Programming is building gadgets -- no, more than building gadgets -- when it's done right, programming is building gadgets and connecting them to other gadgets then using those conglomerated gadgets to build larger, more magnificent gadgets! Programming is a series of puzzles to be solved, of aesthetic design decisions, of creating spaces, of tradeoffs and balances, of pursuasive conversation, of architecture and re-architecture, of thousands of tiny discoveries. Every useful program gives its author a chance to pursue greatness, and to inflict some miniscule but absolutely perfect order on the decaying universe.

3 Apr 2002 (updated 3 Apr 2002 at 12:34 UTC) »

There appears to be a hierarchy of evidence for a scientific thesis: analysis, simulation, and experimentation.

  • Analysis usually comes in the form of theoretical, mathematical-style modelling and proofs. The academics that I'm around seem to consider analysis to be an extremely-strong form of evidence; i.e., if you can prove it analytically, then it's gotta be true.
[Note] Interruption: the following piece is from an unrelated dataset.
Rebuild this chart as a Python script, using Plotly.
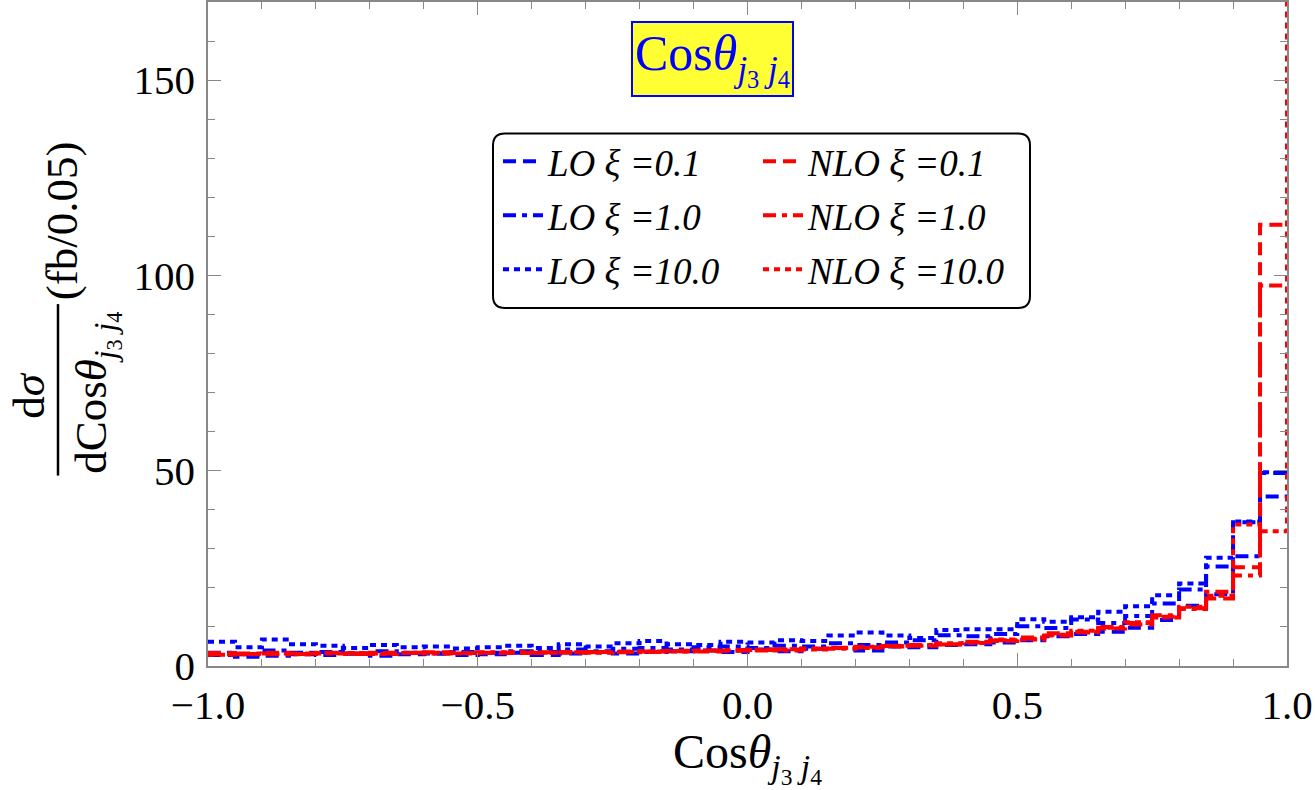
import plotly.graph_objects as go

bin_left = [round(-1.0 + 0.05 * i, 2) for i in range(40)]
x_end = 1.0

lo_xi01 = [2.8, 2.4, 2.6, 3.0, 2.8, 3.2, 2.6, 3.0, 3.2, 2.8,
           3.0, 3.4, 2.8, 3.2, 3.6, 3.2, 3.6, 3.8, 4.0, 3.6,
           4.2, 3.8, 4.4, 4.6, 4.0, 5.0, 4.8, 5.4, 5.6, 6.0,
           6.6, 7.6, 8.2, 8.8, 9.8, 11.8, 15.4, 18.4, 36.8, 49.4]
lo_xi10 = [3.4, 3.0, 4.0, 3.4, 3.6, 3.2, 3.8, 3.4, 3.2, 3.6,
           3.4, 3.8, 3.6, 4.2, 3.8, 4.4, 4.6, 4.2, 4.8, 5.0,
           4.6, 5.2, 5.0, 5.8, 5.4, 6.0, 6.6, 7.9, 7.6, 8.2,
           10.2, 9.7, 11.9, 11.0, 12.8, 16.0, 19.6, 25.5, 28.1, 43.4]
lo_xi100 = [6.2, 4.8, 6.8, 5.6, 5.2, 4.6, 5.4, 4.8, 5.0, 4.5,
            4.8, 5.2, 4.6, 5.6, 5.0, 5.8, 6.4, 5.6, 5.4, 6.2,
            6.0, 6.6, 6.4, 7.8, 8.6, 7.8, 7.2, 9.2, 9.4, 9.4,
            12.0, 11.3, 12.5, 13.9, 15.3, 18.1, 21.1, 27.7, 37.0, 49.6]
nlo_xi01 = [3.3, 3.1, 3.4, 3.2, 3.4, 3.2, 3.4, 3.3, 3.5, 3.3,
            3.4, 3.3, 3.5, 3.4, 3.6, 3.5, 3.7, 3.8, 3.7, 3.9,
            4.0, 4.2, 4.4, 4.6, 4.8, 5.0, 5.2, 5.6, 6.0, 6.4,
            7.0, 7.8, 8.6, 9.6, 10.6, 12.6, 14.8, 17.3, 25.3, 113.0]
nlo_xi10 = [3.0, 3.2, 3.0, 3.1, 3.3, 3.1, 3.2, 3.4, 3.2, 3.3,
            3.5, 3.4, 3.3, 3.6, 3.5, 3.7, 3.6, 3.9, 4.0, 4.1,
            4.2, 4.0, 4.5, 4.4, 4.9, 5.1, 5.4, 5.5, 6.2, 6.6,
            7.3, 8.4, 8.8, 10.0, 11.0, 13.0, 14.6, 19.0, 23.2, 97.4]
nlo_xi100 = [2.9, 3.0, 3.2, 3.0, 3.2, 3.3, 3.1, 3.3, 3.4, 3.2,
             3.3, 3.5, 3.4, 3.5, 3.4, 3.6, 3.8, 3.7, 3.9, 4.0,
             4.1, 4.3, 4.2, 4.7, 4.6, 5.2, 5.3, 5.8, 5.9, 6.8,
             6.8, 8.0, 9.0, 9.8, 11.2, 12.4, 15.2, 18.0, 36.2, 34.5]
nlo_xi100_endpoint = 400.0  # overflow value at x = 1.0 (beyond the plot top)

x_ticks = [-1.0, -0.5, 0.0, 0.5, 1.0]
y_ticks = [0, 50, 100, 150]

FONT = "Liberation Serif"
BLUE = "#0000FF"
RED = "#FF0000"
DASH = "13px,7px"
DASHDOT = "13px,6px,5px,6px"
DOT = "6px,5px"

series = [
    ("<i>LO ξ =0.1</i>", lo_xi01, None, BLUE, DASH, "legend"),
    ("<i>LO ξ =1.0</i>", lo_xi10, None, BLUE, DASHDOT, "legend"),
    ("<i>LO ξ =10.0</i>", lo_xi100, None, BLUE, DOT, "legend"),
    ("<i>NLO ξ =0.1</i>", nlo_xi01, None, RED, DASH, "legend2"),
    ("<i>NLO ξ =1.0</i>", nlo_xi10, None, RED, DASHDOT, "legend2"),
    ("<i>NLO ξ =10.0</i>", nlo_xi100, nlo_xi100_endpoint, RED, DOT, "legend2"),
]

fig = go.Figure()
for i, (name, vals, endv, col, dash, leg) in enumerate(series):
    xs = bin_left + [x_end]
    ys = vals + [vals[-1] if endv is None else endv]
    fig.add_trace(go.Scatter(
        x=xs, y=ys, mode="lines", name=name,
        line=dict(color=col, width=4, dash=dash, shape="hv"),
        legend=leg, legendgroup=f"g{i}", cliponaxis=True,
    ))

W, H = 1315, 790
L, R, T, B = 208, 28, 0, 124
pw, ph = W - L - R, H - T - B


def px(xp):
    return (xp - L) / pw


def py(yp):
    return (H - B - yp) / ph


axis_common = dict(
    showgrid=False, zeroline=False, showline=True, linecolor="#888888",
    linewidth=1.5, mirror="ticks", ticks="inside", ticklen=13,
    tickcolor="#888888", tickwidth=1.2,
    tickfont=dict(family=FONT, size=41, color="black"),
)

SUBTXT = "Cos<i>θ</i><sub><i>j</i><sub>3</sub> <i>j</i><sub>4</sub></sub>"

fig.update_layout(
    width=W, height=H,
    margin=dict(l=L, r=R, t=T, b=B),
    paper_bgcolor="white", plot_bgcolor="white",
    font=dict(family=FONT, color="black"),
    xaxis=dict(
        range=[-1.0, 1.0], tickvals=x_ticks, tickformat=".1f",
        ticklabelstandoff=2,
        minor=dict(dtick=0.1, tick0=-1.0, ticklen=7, tickcolor="#888888",
                   ticks="inside", showgrid=False),
        title=dict(text=SUBTXT, font=dict(family=FONT, size=48), standoff=6),
        **axis_common,
    ),
    yaxis=dict(
        range=[0, 170], tickvals=y_ticks, ticklabelstandoff=3,
        minor=dict(dtick=10, tick0=0, ticklen=7, tickcolor="#888888",
                   ticks="inside", showgrid=False),
        **axis_common,
    ),
    legend=dict(
        x=px(498), y=py(129), xanchor="left", yanchor="top",
        bgcolor="rgba(0,0,0,0)", borderwidth=0, tracegroupgap=3,
        font=dict(family=FONT, size=37, color="black"), itemwidth=40,
    ),
    legend2=dict(
        x=px(758), y=py(129), xanchor="left", yanchor="top",
        bgcolor="rgba(0,0,0,0)", borderwidth=0, tracegroupgap=3,
        font=dict(family=FONT, size=37, color="black"), itemwidth=40,
    ),
    showlegend=True,
)

# rounded legend frame
bx0, bx1, by0, by1 = px(493), px(1030), py(307), py(132)
rx, ry = 12 / pw, 12 / ph
path = (f"M{bx0+rx},{by1} L{bx1-rx},{by1} Q{bx1},{by1} {bx1},{by1-ry} "
        f"L{bx1},{by0+ry} Q{bx1},{by0} {bx1-rx},{by0} L{bx0+rx},{by0} "
        f"Q{bx0},{by0} {bx0},{by0+ry} L{bx0},{by1-ry} Q{bx0},{by1} {bx0+rx},{by1} Z")
fig.add_shape(type="path", path=path, xref="paper", yref="paper",
              line=dict(color="black", width=2), fillcolor="white", layer="below")

# title box
fig.add_annotation(
    x=px(712), y=py(57), xref="paper", yref="paper", showarrow=False,
    xanchor="center", yanchor="middle",
    text=SUBTXT, font=dict(family=FONT, size=50, color=BLUE),
    bgcolor="#FFFF33", bordercolor=BLUE, borderwidth=2, borderpad=2,
)

# y-axis title as a fraction
fig.add_annotation(x=px(29), y=py(395), xref="paper", yref="paper", showarrow=False,
                   xanchor="center", yanchor="middle",
                   text="d<i>σ</i>", textangle=-90,
                   font=dict(family=FONT, size=45, color="black"))
fig.add_shape(type="line", xref="paper", yref="paper",
              x0=px(58), x1=px(58), y0=py(475), y1=py(303),
              line=dict(color="black", width=2.5))
fig.add_annotation(x=px(97), y=py(392), xref="paper", yref="paper", showarrow=False,
                   xanchor="center", yanchor="middle",
                   text="d" + SUBTXT, textangle=-90,
                   font=dict(family=FONT, size=45, color="black"))
fig.add_annotation(x=px(62), y=py(220), xref="paper", yref="paper", showarrow=False,
                   xanchor="center", yanchor="middle",
                   text="(fb/0.05)", textangle=-90,
                   font=dict(family=FONT, size=45, color="black"))

fig.write_html("out.html")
Analysis lets you make those nice, smooth graphs.

  • Simulation seems to be running programs which implement an analytical models which transform the system state as the model predicts it would through time. Simulation appears to be useful, but it's not always highly respected. For example, this crowd distrusts the popular ns-2 network simulator for many types of network experiments, because it predicts behaviors which don't happen.

  • Experimentation is everybody's favorite technique for giving evidence, and it's particularly popular here for demonstrating properties of networks. Experimentation lets you test something new (e.g., a proposed active queue-management algorithm for routers) or something existing (e.g., the end-to-end behavior of traffic through Internet paths). Empirical graphs are jagged and bumpy, with spikes and dips caused by complicated and hidden real-world complexities.

Analysis is considered extremely strong because it uses formal proof techniques, but I don't really find it convincing for two reasons: (a) mathematical/theoretical-types always seem to oversimplify their model in favor of elegance and beauty instead of reality; (b) it's too easy to convince a human of something that it wants to believe. For example, if you've ever written a nontrivial program, you probably believed that it worked long before experimentation would support the theory that it actually worked.

Proofs are `strong' only because everyone wants to believe that they're strong. But there are numerous cases of published proofs standing for years, then being shown to be flawed. (E.g., some of the fundamental theorems of Real-Time Systems theory were published by Liu and Layland in 1973, but some of the proofs in it were shown to be flawed in the late 1990's.)

Donald Knuth's famous quote hilights the tension between analysis and reality:

Be careful about using the following code -- I've only proven that it works, I haven't tested it.

So it appears that the chief purpose of analysis is to simplify the life of the would-be scientist.